Since the 1990s, researchers have published conflicting results about the connection between cancer risk and fertility drugs. As a result, there has been a lingering concern among women that using fertility drugs may increase their risk for later developing hormone receptor positive cancers. Hormone receptor positive tumors consist of cells that express receptors for certain hormones such as estrogen or progesterone, but are most commonly known as estrogen receptor tumors. These types of tumors depend on the presence of estrogen in order to grow and spread throughout the body, making the risk for gynecologic cancers cause for concern in some women undergoing IVF treatment.

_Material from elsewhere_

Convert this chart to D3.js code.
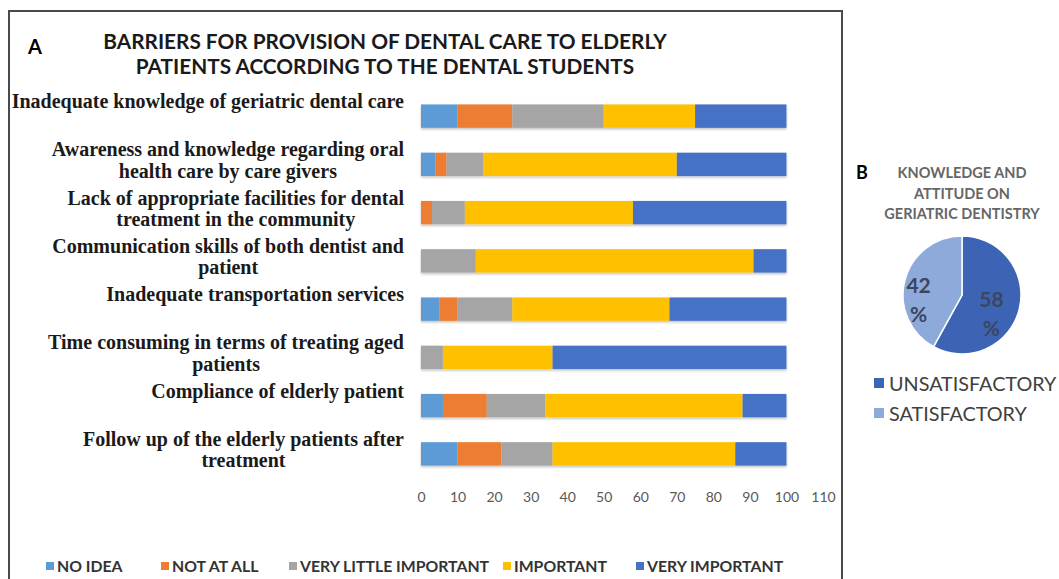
<!DOCTYPE html>
<html>
<head>
<meta charset="utf-8">
<script src="https://cdn.jsdelivr.net/npm/d3@7"></script>
<style>
  body { margin: 0; background: #fff; }
  svg { display: block; }
</style>
</head>
<body>
<div id="chart"></div>
<script>
// barriers (panel A), values are percentages
const barriers = [
  ['Inadequate knowledge of geriatric dental care'],
  ['Awareness and knowledge regarding oral', 'health care by care givers'],
  ['Lack of appropriate facilities for dental', 'treatment in the community'],
  ['Communication skills of both dentist and', 'patient'],
  ['Inadequate transportation services'],
  ['Time consuming in terms of treating aged', 'patients'],
  ['Compliance of elderly patient'],
  ['Follow up of the elderly patients after', 'treatment']
];
const levels = ['NO IDEA', 'NOT AT ALL', 'VERY LITTLE IMPORTANT', 'IMPORTANT', 'VERY IMPORTANT'];
const noIdea        = [10, 4, 0, 0, 5, 0, 6, 10];
const notAtAll      = [15, 3, 3, 0, 5, 0, 12, 12];
const veryLittle    = [25, 10, 9, 15, 15, 6, 16, 14];
const important     = [25, 53, 46, 76, 43, 30, 54, 50];
const veryImportant = [25, 30, 42, 9, 32, 64, 12, 14];
const xTicks = [0, 10, 20, 30, 40, 50, 60, 70, 80, 90, 100, 110];

// panel B
const pieLabels = ['UNSATISFACTORY', 'SATISFACTORY'];
const pieValues = [58, 42];

const levelColors = ['#5b9bd5', '#ed7d31', '#a5a5a5', '#ffc000', '#4472c4'];
const pieColors = ['#3d63b4', '#8eaadb'];

const sans = 'Lato, "Open Sans", sans-serif';
const serif = '"Liberation Serif", "Times New Roman", serif';

const width = 1059, height = 579;
const svg = d3.select('#chart').append('svg')
  .attr('width', width)
  .attr('height', height);

// frame around panel A
svg.append('path')
  .attr('d', 'M9,' + height + 'V11H842V' + height)
  .attr('fill', 'none')
  .attr('stroke', '#4a4a4a')
  .attr('stroke-width', 2);

const g = svg.append('g');

g.append('text')
  .attr('x', 35).attr('y', 54)
  .style('font-family', sans)
  .style('font-size', '20px')
  .style('font-weight', 'bold')
  .style('text-anchor', 'middle')
  .text('A');

const title = ['BARRIERS FOR PROVISION OF DENTAL CARE TO ELDERLY', 'PATIENTS ACCORDING TO THE DENTAL STUDENTS'];
g.selectAll('text.title').data(title).enter().append('text')
  .attr('class', 'title')
  .attr('x', 385)
  .attr('y', (d, i) => 49 + i * 25)
  .style('font-family', sans)
  .style('font-size', '20.8px')
  .style('font-weight', 'bold')
  .style('fill', '#1a1a1a')
  .style('text-anchor', 'middle')
  .text(d => d);

// scales
const x = d3.scaleLinear().domain([0, 110]).range([421, 823]);
const y = d3.scaleBand().domain(d3.range(barriers.length)).range([92, 478]).paddingInner(0.515).paddingOuter(0.2575);

const rows = barriers.map((b, i) => ({
  i: i,
  'NO IDEA': noIdea[i],
  'NOT AT ALL': notAtAll[i],
  'VERY LITTLE IMPORTANT': veryLittle[i],
  'IMPORTANT': important[i],
  'VERY IMPORTANT': veryImportant[i]
}));
const stacked = d3.stack().keys(levels)(rows);

const defs = svg.append('defs');
const shadow = defs.append('filter').attr('id', 'shadow').attr('x', '-5%').attr('y', '-20%').attr('width', '110%').attr('height', '160%');
shadow.append('feDropShadow').attr('dx', 0).attr('dy', 1.5).attr('stdDeviation', 1).attr('flood-color', '#000').attr('flood-opacity', 0.25);

const bars = g.append('g').attr('filter', 'url(#shadow)');
bars.selectAll('g').data(stacked).enter().append('g')
  .attr('fill', (d, i) => levelColors[i])
  .selectAll('rect').data(d => d).enter().append('rect')
  .attr('x', d => x(d[0]))
  .attr('width', d => x(d[1]) - x(d[0]))
  .attr('y', (d, i) => y(i))
  .attr('height', y.bandwidth());

// category labels: bold serif, lines centred in a block right-aligned at 404
const labelRight = 404;
const lab = g.selectAll('g.lab').data(barriers).enter().append('g').attr('class', 'lab');
lab.each(function(lines, i) {
  const el = d3.select(this);
  const cy = y(i) + y.bandwidth() / 2;
  const t = el.selectAll('text').data(lines).enter().append('text')
    .attr('y', (d, j) => cy - 8 + j * 21.5)
    .style('font-family', serif)
    .style('font-size', '20px')
    .style('font-weight', 'bold')
    .style('fill', '#1a1a1a')
    .style('text-anchor', 'middle')
    .text(d => d);
  let maxW = 0;
  t.each(function() { maxW = Math.max(maxW, this.getComputedTextLength()); });
  t.attr('x', labelRight - maxW / 2);
});

// x axis labels only
const xAxis = d3.axisBottom(x).tickValues(xTicks).tickSize(0).tickPadding(0);
const ax = g.append('g').attr('transform', 'translate(0,492)').call(xAxis);
ax.select('.domain').remove();
ax.selectAll('text')
  .style('font-family', sans)
  .style('font-size', '14px')
  .style('fill', '#595959');

// legend panel A
const legX = [46, 161, 289, 503, 636];
const leg = g.selectAll('g.leg').data(levels).enter().append('g')
  .attr('class', 'leg')
  .attr('transform', (d, i) => 'translate(' + legX[i] + ',566)');
leg.append('rect')
  .attr('x', 0).attr('y', -4).attr('width', 8).attr('height', 8)
  .attr('fill', (d, i) => levelColors[i]);
leg.append('text')
  .attr('x', 11).attr('y', 6)
  .style('font-family', sans)
  .style('font-size', '15.8px')
  .style('font-weight', 'bold')
  .style('fill', '#333')
  .text(d => d);

// panel B
const b = svg.append('g');
b.append('text')
  .attr('x', 862).attr('y', 179)
  .style('font-family', sans)
  .style('font-size', '18px')
  .style('font-weight', 'bold')
  .style('text-anchor', 'middle')
  .text('B');

const pieTitle = ['KNOWLEDGE AND', 'ATTITUDE ON', 'GERIATRIC DENTISTRY'];
b.selectAll('text.ptitle').data(pieTitle).enter().append('text')
  .attr('class', 'ptitle')
  .attr('x', 962)
  .attr('y', (d, i) => 178 + i * 20.5)
  .style('font-family', sans)
  .style('font-size', '14.5px')
  .style('font-weight', 'bold')
  .style('fill', '#666')
  .style('text-anchor', 'middle')
  .text(d => d);

const cx = 962, cy = 295, r = 59;
const pie = d3.pie().sort(null)(pieValues);
const arc = d3.arc().innerRadius(0).outerRadius(r);
const pg = b.append('g').attr('transform', 'translate(' + cx + ',' + cy + ')');
pg.selectAll('path').data(pie).enter().append('path')
  .attr('d', arc)
  .attr('fill', (d, i) => pieColors[i])
  .attr('stroke', '#fff')
  .attr('stroke-width', 1.5);

const labelArc = d3.arc().innerRadius(r * 0.62).outerRadius(r * 0.62);
const nudge = [[-6, 11], [-8, 15]];
pg.selectAll('g.pl').data(pie).enter().append('g')
  .attr('class', 'pl')
  .attr('transform', (d, i) => {
    const c = labelArc.centroid(d);
    return 'translate(' + (c[0] + nudge[i][0]) + ',' + (c[1] + nudge[i][1]) + ')';
  })
  .each(function(d) {
    const el = d3.select(this);
    [d.data, '%'].forEach((s, j) => {
      el.append('text')
        .attr('y', -8 + j * 29)
        .style('font-family', sans)
        .style('font-size', '21px')
        .style('font-weight', 'bold')
        .style('fill', '#3b4660')
        .style('text-anchor', 'middle')
        .text(s);
    });
  });

const pl = b.selectAll('g.pleg').data(pieLabels).enter().append('g')
  .attr('class', 'pleg')
  .attr('transform', (d, i) => 'translate(874,' + (383 + i * 30) + ')');
pl.append('rect')
  .attr('x', 0).attr('y', -5).attr('width', 10).attr('height', 10)
  .attr('fill', (d, i) => pieColors[i]);
pl.append('text')
  .attr('x', 15).attr('y', 7.5)
  .style('font-family', sans)
  .style('font-size', '19.8px')
  .style('fill', '#404040')
  .text(d => d);
</script>
</body>
</html>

Fertility drugs have come under scrutiny because they stimulate hyper-ovulation, meaning they cause a woman’s body to produce more eggs. They have been linked to certain gynecologic cancers, such as breast and ovarian cancer. One reason research published in the 1990s may have suggested a link between fertility drugs and cancer risk, is due to the drugs that were being prescribed 20 years ago. Researchers have also blamed the mixed nature of the findings on the studies’ relatively short length, or on including women who have not given birth as they are known to have an increased risk of some cancers.

New research, however, suggests that using fertility drugs does not have an impact on your risk for developing ovarian cancer down the line. Lead author of the study and clinical fellow in the Division of Reproductive Endocrinology at the Mayo Clinic in Rochester, Minnesota, Dr. Albert Asante and his colleagues gathered medical information on 1900 women from an ongoing ovarian cancer study at the Mayo Clinic. The researchers compared 1,028 women with ovarian cancer to 872 women of similar age who did not have cancer. As reported in Fertility and Sterility, approximately 24 percent of the women who did not have ovarian cancer reported having used fertility drugs, while roughly 17 percent of women who had ovarian cancer had used fertility drugs.

The researchers took into account factors that can influence the risk for ovarian cancer, such as age and use of the birth control pill, and found no difference in cancer rates between the groups. Dr. Asante looked specifically at whether women in the study who reported being infertile- whether or not they had taken fertility drugs – had a greater chance of developing ovarian cancer, and found no added risk. He said one explanation for the result is that most of the women in his study had infertility issues, but eventually became pregnant. According to Dr. Albert Asante, “One important message [from this study] is women who need to use fertility drugs to get pregnant should not worry about using these fertility drugs.”